- _TASK DESCRIPTION_: Only lines with the string "this" matter here; gather them from the material below.

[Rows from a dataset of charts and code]
------------------------
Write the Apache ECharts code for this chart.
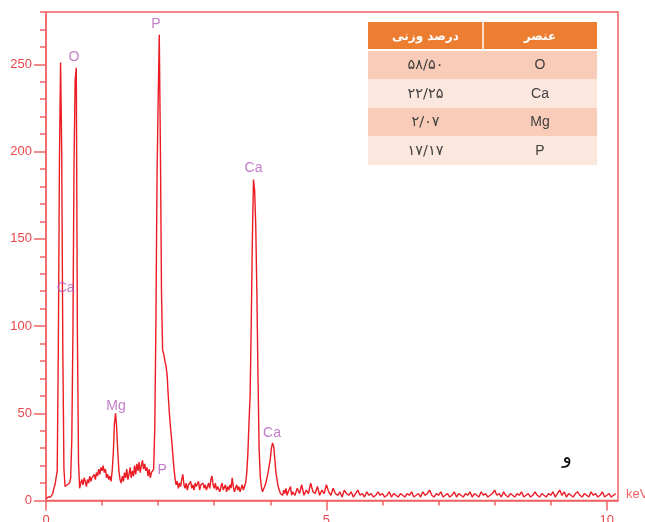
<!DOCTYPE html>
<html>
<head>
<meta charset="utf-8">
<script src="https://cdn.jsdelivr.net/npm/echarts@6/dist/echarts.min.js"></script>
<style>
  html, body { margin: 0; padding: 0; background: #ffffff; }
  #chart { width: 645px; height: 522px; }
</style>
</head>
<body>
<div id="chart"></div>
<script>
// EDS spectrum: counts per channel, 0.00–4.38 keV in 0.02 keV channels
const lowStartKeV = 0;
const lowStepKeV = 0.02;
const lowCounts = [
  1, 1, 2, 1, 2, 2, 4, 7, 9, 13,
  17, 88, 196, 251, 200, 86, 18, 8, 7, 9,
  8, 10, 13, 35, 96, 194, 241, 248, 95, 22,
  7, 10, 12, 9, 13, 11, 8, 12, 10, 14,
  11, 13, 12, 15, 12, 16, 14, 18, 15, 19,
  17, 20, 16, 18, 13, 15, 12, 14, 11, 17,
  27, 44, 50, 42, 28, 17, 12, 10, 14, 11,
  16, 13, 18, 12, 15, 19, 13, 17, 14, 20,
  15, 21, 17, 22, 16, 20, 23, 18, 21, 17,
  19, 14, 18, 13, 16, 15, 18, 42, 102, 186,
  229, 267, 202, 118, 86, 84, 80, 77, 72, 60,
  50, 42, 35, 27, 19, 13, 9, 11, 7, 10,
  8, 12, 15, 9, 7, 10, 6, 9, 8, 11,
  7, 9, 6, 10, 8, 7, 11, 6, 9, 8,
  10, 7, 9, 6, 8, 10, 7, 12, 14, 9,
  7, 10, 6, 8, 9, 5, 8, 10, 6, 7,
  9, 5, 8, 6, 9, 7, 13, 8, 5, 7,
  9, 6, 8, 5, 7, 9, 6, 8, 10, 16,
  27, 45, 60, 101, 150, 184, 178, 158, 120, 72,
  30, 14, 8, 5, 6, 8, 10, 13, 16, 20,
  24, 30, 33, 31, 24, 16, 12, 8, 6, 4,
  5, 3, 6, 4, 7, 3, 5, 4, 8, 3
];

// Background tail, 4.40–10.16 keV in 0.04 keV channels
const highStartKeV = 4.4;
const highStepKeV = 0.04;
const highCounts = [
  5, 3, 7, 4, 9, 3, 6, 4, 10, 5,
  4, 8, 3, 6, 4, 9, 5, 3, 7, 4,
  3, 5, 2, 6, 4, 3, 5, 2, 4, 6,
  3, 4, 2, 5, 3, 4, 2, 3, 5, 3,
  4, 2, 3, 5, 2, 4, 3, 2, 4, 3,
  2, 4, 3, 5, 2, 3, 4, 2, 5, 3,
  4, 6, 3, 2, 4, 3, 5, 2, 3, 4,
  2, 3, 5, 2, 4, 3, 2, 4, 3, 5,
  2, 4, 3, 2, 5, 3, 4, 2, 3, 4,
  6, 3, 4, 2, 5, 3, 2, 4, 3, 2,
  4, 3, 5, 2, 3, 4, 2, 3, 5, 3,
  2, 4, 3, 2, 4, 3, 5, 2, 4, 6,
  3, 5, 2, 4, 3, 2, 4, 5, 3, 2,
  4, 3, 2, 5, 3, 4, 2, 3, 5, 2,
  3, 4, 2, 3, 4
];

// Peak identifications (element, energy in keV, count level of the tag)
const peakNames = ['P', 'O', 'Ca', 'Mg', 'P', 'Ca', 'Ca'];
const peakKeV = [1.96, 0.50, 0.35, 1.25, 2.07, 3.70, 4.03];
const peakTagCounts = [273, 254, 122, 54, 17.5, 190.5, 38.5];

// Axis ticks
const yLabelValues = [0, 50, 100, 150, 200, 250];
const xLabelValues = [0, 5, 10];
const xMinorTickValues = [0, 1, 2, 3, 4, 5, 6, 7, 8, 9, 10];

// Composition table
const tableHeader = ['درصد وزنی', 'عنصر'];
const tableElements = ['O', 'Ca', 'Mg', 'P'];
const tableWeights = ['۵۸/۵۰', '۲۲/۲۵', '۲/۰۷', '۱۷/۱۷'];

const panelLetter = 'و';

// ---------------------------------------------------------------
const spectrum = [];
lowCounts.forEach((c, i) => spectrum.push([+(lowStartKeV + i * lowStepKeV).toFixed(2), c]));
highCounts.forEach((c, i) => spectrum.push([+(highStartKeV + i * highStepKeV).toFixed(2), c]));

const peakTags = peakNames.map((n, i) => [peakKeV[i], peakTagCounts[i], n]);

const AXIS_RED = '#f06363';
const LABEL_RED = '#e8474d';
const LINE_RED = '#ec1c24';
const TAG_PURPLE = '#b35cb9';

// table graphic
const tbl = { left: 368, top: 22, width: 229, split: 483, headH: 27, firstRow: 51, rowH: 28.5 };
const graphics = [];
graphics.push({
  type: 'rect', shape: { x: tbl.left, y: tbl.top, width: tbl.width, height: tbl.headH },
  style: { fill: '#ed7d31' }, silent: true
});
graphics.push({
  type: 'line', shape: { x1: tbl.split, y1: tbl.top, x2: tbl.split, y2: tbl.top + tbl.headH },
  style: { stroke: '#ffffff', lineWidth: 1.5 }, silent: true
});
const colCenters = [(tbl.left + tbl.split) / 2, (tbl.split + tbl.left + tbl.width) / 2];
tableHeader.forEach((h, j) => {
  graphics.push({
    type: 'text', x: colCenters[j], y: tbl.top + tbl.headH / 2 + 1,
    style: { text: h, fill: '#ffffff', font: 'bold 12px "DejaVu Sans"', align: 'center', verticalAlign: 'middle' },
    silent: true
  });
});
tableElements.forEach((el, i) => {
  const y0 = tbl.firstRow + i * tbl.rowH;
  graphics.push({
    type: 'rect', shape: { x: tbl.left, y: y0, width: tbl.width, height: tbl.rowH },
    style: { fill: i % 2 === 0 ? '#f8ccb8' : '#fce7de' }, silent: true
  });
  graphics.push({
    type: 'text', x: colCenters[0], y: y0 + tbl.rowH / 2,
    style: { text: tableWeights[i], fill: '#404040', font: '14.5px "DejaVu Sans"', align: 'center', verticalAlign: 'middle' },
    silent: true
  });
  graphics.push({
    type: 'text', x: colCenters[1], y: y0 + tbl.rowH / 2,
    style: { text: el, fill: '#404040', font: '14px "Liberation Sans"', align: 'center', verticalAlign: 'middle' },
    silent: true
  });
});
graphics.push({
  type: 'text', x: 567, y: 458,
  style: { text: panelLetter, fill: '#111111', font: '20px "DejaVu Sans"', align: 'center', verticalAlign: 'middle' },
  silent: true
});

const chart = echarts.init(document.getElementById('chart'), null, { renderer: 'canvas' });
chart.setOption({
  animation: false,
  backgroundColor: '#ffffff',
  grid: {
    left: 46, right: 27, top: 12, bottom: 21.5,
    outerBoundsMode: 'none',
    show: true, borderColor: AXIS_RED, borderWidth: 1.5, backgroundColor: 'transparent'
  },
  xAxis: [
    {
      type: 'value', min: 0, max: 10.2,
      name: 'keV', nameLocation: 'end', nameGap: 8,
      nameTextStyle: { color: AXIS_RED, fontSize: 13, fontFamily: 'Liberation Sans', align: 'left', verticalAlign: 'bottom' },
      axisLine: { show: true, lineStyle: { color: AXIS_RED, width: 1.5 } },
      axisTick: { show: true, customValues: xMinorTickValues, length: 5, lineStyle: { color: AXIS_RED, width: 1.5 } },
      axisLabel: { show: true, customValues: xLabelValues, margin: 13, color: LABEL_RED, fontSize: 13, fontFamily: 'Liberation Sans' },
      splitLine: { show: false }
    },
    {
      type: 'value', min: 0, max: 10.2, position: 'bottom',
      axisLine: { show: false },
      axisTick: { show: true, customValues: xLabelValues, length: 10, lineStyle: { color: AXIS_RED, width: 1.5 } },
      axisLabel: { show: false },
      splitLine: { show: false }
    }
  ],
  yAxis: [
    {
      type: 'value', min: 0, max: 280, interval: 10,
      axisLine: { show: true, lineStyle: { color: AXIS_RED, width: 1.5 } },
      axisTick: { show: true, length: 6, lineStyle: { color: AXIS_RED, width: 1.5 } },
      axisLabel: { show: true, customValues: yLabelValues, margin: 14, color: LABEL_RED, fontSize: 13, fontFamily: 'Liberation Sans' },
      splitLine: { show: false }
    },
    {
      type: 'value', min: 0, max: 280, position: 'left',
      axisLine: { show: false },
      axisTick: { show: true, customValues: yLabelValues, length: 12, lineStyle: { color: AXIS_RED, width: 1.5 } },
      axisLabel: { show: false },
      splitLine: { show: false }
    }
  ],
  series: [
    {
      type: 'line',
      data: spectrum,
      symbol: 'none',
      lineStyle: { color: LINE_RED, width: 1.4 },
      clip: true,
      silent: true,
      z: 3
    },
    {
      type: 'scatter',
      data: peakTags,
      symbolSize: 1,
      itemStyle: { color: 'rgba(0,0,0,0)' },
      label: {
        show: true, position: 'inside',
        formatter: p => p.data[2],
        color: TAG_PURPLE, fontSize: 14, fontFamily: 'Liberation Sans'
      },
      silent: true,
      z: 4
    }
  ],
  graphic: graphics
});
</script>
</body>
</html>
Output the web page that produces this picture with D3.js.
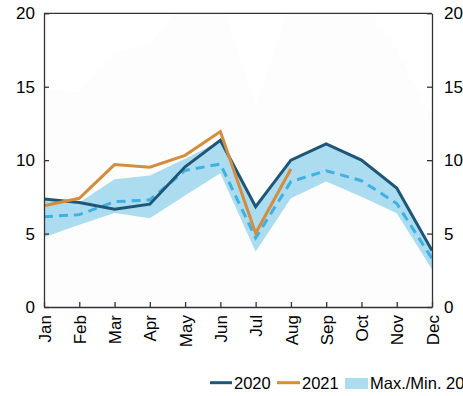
------------------------
- _RESPONSE_:
Write the Apache ECharts code for this chart.
Output the web page that produces this picture with D3.js.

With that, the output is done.